> **Supplied records**
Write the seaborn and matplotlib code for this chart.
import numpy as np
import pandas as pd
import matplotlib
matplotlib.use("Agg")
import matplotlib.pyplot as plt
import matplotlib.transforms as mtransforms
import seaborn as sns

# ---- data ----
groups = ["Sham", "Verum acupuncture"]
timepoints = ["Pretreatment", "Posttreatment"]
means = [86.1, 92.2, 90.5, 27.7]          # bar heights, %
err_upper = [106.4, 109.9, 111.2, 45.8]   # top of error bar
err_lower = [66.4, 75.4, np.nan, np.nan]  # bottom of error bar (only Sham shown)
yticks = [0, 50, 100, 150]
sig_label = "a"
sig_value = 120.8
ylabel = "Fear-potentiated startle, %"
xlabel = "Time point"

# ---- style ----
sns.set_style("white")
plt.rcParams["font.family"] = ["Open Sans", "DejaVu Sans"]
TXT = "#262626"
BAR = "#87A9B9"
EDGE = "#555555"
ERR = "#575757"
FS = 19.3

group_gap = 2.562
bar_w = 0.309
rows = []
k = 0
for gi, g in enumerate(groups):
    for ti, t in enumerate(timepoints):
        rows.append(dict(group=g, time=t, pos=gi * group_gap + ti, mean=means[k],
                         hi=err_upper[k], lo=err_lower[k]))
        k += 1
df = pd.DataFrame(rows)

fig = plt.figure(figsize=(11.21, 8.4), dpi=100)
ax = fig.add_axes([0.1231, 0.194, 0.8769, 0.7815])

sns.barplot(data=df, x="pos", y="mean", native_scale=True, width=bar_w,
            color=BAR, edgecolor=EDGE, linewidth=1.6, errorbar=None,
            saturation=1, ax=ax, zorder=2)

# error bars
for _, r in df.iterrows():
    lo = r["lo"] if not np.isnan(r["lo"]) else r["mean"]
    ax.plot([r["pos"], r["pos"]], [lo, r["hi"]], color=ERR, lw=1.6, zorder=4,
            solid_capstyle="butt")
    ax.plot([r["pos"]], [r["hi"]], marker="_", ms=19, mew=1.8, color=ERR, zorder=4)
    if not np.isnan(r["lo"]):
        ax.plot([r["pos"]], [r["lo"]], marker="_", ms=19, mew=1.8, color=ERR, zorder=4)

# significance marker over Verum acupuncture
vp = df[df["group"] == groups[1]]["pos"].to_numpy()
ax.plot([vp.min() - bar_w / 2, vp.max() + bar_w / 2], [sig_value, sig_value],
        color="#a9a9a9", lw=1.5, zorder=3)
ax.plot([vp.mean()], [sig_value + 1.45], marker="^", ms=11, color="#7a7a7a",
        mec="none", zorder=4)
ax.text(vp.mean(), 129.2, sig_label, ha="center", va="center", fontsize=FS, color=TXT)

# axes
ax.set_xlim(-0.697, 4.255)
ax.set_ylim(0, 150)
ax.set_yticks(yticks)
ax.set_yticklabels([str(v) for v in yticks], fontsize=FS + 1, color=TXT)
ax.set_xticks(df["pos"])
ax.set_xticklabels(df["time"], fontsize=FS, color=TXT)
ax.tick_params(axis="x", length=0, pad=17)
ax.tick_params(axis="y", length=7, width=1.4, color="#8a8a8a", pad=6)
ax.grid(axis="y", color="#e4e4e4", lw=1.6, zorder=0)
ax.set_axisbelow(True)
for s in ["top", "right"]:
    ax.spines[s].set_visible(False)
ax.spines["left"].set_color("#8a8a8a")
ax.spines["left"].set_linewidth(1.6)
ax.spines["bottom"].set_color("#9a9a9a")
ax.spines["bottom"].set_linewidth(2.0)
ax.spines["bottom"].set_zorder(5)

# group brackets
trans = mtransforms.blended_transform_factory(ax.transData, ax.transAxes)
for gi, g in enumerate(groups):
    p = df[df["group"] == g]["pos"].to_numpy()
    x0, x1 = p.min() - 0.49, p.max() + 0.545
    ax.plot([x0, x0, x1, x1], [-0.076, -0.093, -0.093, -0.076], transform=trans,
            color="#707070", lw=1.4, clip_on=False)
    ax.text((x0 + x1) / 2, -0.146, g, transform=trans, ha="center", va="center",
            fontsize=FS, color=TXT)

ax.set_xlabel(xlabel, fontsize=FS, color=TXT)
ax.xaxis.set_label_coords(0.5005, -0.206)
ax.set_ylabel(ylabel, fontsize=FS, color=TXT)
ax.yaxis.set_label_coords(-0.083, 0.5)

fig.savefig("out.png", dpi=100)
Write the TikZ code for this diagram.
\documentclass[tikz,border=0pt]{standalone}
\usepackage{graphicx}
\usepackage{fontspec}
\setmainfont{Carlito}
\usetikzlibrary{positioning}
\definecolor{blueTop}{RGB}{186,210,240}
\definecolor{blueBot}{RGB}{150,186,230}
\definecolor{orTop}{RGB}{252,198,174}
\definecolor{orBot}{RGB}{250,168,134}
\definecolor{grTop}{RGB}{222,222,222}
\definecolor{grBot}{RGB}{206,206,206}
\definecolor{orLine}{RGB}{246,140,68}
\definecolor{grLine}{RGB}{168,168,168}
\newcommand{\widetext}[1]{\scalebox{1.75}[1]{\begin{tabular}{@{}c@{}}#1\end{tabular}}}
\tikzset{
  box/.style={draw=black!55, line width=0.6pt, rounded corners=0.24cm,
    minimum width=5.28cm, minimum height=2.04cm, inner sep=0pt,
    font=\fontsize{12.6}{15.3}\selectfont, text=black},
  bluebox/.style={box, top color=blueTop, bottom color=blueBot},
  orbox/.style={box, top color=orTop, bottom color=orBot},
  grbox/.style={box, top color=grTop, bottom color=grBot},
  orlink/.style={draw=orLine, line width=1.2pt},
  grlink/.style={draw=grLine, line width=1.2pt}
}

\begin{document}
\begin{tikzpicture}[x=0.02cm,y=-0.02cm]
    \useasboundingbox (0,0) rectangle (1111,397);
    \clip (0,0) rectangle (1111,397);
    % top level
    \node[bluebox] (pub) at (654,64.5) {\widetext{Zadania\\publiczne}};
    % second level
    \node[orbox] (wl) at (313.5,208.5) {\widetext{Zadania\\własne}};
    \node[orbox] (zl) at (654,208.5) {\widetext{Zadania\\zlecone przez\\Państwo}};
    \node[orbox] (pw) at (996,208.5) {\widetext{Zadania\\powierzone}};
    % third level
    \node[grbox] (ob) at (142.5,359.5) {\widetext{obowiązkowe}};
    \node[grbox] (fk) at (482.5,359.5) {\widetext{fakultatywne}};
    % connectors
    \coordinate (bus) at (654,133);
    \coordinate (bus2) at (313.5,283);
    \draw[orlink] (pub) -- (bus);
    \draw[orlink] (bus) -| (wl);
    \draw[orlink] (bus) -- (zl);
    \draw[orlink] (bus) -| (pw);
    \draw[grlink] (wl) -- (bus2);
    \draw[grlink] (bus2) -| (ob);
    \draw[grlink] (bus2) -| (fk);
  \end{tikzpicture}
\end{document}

> **Goal**
Repeat the records above in full, character for character.

> **Result for this task**
Write the seaborn and matplotlib code for this chart.
import numpy as np
import pandas as pd
import matplotlib
matplotlib.use("Agg")
import matplotlib.pyplot as plt
import matplotlib.transforms as mtransforms
import seaborn as sns

# ---- data ----
groups = ["Sham", "Verum acupuncture"]
timepoints = ["Pretreatment", "Posttreatment"]
means = [86.1, 92.2, 90.5, 27.7]          # bar heights, %
err_upper = [106.4, 109.9, 111.2, 45.8]   # top of error bar
err_lower = [66.4, 75.4, np.nan, np.nan]  # bottom of error bar (only Sham shown)
yticks = [0, 50, 100, 150]
sig_label = "a"
sig_value = 120.8
ylabel = "Fear-potentiated startle, %"
xlabel = "Time point"

# ---- style ----
sns.set_style("white")
plt.rcParams["font.family"] = ["Open Sans", "DejaVu Sans"]
TXT = "#262626"
BAR = "#87A9B9"
EDGE = "#555555"
ERR = "#575757"
FS = 19.3

group_gap = 2.562
bar_w = 0.309
rows = []
k = 0
for gi, g in enumerate(groups):
    for ti, t in enumerate(timepoints):
        rows.append(dict(group=g, time=t, pos=gi * group_gap + ti, mean=means[k],
                         hi=err_upper[k], lo=err_lower[k]))
        k += 1
df = pd.DataFrame(rows)

fig = plt.figure(figsize=(11.21, 8.4), dpi=100)
ax = fig.add_axes([0.1231, 0.194, 0.8769, 0.7815])

sns.barplot(data=df, x="pos", y="mean", native_scale=True, width=bar_w,
            color=BAR, edgecolor=EDGE, linewidth=1.6, errorbar=None,
            saturation=1, ax=ax, zorder=2)

# error bars
for _, r in df.iterrows():
    lo = r["lo"] if not np.isnan(r["lo"]) else r["mean"]
    ax.plot([r["pos"], r["pos"]], [lo, r["hi"]], color=ERR, lw=1.6, zorder=4,
            solid_capstyle="butt")
    ax.plot([r["pos"]], [r["hi"]], marker="_", ms=19, mew=1.8, color=ERR, zorder=4)
    if not np.isnan(r["lo"]):
        ax.plot([r["pos"]], [r["lo"]], marker="_", ms=19, mew=1.8, color=ERR, zorder=4)

# significance marker over Verum acupuncture
vp = df[df["group"] == groups[1]]["pos"].to_numpy()
ax.plot([vp.min() - bar_w / 2, vp.max() + bar_w / 2], [sig_value, sig_value],
        color="#a9a9a9", lw=1.5, zorder=3)
ax.plot([vp.mean()], [sig_value + 1.45], marker="^", ms=11, color="#7a7a7a",
        mec="none", zorder=4)
ax.text(vp.mean(), 129.2, sig_label, ha="center", va="center", fontsize=FS, color=TXT)

# axes
ax.set_xlim(-0.697, 4.255)
ax.set_ylim(0, 150)
ax.set_yticks(yticks)
ax.set_yticklabels([str(v) for v in yticks], fontsize=FS + 1, color=TXT)
ax.set_xticks(df["pos"])
ax.set_xticklabels(df["time"], fontsize=FS, color=TXT)
ax.tick_params(axis="x", length=0, pad=17)
ax.tick_params(axis="y", length=7, width=1.4, color="#8a8a8a", pad=6)
ax.grid(axis="y", color="#e4e4e4", lw=1.6, zorder=0)
ax.set_axisbelow(True)
for s in ["top", "right"]:
    ax.spines[s].set_visible(False)
ax.spines["left"].set_color("#8a8a8a")
ax.spines["left"].set_linewidth(1.6)
ax.spines["bottom"].set_color("#9a9a9a")
ax.spines["bottom"].set_linewidth(2.0)
ax.spines["bottom"].set_zorder(5)

# group brackets
trans = mtransforms.blended_transform_factory(ax.transData, ax.transAxes)
for gi, g in enumerate(groups):
    p = df[df["group"] == g]["pos"].to_numpy()
    x0, x1 = p.min() - 0.49, p.max() + 0.545
    ax.plot([x0, x0, x1, x1], [-0.076, -0.093, -0.093, -0.076], transform=trans,
            color="#707070", lw=1.4, clip_on=False)
    ax.text((x0 + x1) / 2, -0.146, g, transform=trans, ha="center", va="center",
            fontsize=FS, color=TXT)

ax.set_xlabel(xlabel, fontsize=FS, color=TXT)
ax.xaxis.set_label_coords(0.5005, -0.206)
ax.set_ylabel(ylabel, fontsize=FS, color=TXT)
ax.yaxis.set_label_coords(-0.083, 0.5)

fig.savefig("out.png", dpi=100)
Write the TikZ code for this diagram.
\documentclass[tikz,border=0pt]{standalone}
\usepackage{graphicx}
\usepackage{fontspec}
\setmainfont{Carlito}
\usetikzlibrary{positioning}
\definecolor{blueTop}{RGB}{186,210,240}
\definecolor{blueBot}{RGB}{150,186,230}
\definecolor{orTop}{RGB}{252,198,174}
\definecolor{orBot}{RGB}{250,168,134}
\definecolor{grTop}{RGB}{222,222,222}
\definecolor{grBot}{RGB}{206,206,206}
\definecolor{orLine}{RGB}{246,140,68}
\definecolor{grLine}{RGB}{168,168,168}
\newcommand{\widetext}[1]{\scalebox{1.75}[1]{\begin{tabular}{@{}c@{}}#1\end{tabular}}}
\tikzset{
  box/.style={draw=black!55, line width=0.6pt, rounded corners=0.24cm,
    minimum width=5.28cm, minimum height=2.04cm, inner sep=0pt,
    font=\fontsize{12.6}{15.3}\selectfont, text=black},
  bluebox/.style={box, top color=blueTop, bottom color=blueBot},
  orbox/.style={box, top color=orTop, bottom color=orBot},
  grbox/.style={box, top color=grTop, bottom color=grBot},
  orlink/.style={draw=orLine, line width=1.2pt},
  grlink/.style={draw=grLine, line width=1.2pt}
}

\begin{document}
\begin{tikzpicture}[x=0.02cm,y=-0.02cm]
    \useasboundingbox (0,0) rectangle (1111,397);
    \clip (0,0) rectangle (1111,397);
    % top level
    \node[bluebox] (pub) at (654,64.5) {\widetext{Zadania\\publiczne}};
    % second level
    \node[orbox] (wl) at (313.5,208.5) {\widetext{Zadania\\własne}};
    \node[orbox] (zl) at (654,208.5) {\widetext{Zadania\\zlecone przez\\Państwo}};
    \node[orbox] (pw) at (996,208.5) {\widetext{Zadania\\powierzone}};
    % third level
    \node[grbox] (ob) at (142.5,359.5) {\widetext{obowiązkowe}};
    \node[grbox] (fk) at (482.5,359.5) {\widetext{fakultatywne}};
    % connectors
    \coordinate (bus) at (654,133);
    \coordinate (bus2) at (313.5,283);
    \draw[orlink] (pub) -- (bus);
    \draw[orlink] (bus) -| (wl);
    \draw[orlink] (bus) -- (zl);
    \draw[orlink] (bus) -| (pw);
    \draw[grlink] (wl) -- (bus2);
    \draw[grlink] (bus2) -| (ob);
    \draw[grlink] (bus2) -| (fk);
  \end{tikzpicture}
\end{document}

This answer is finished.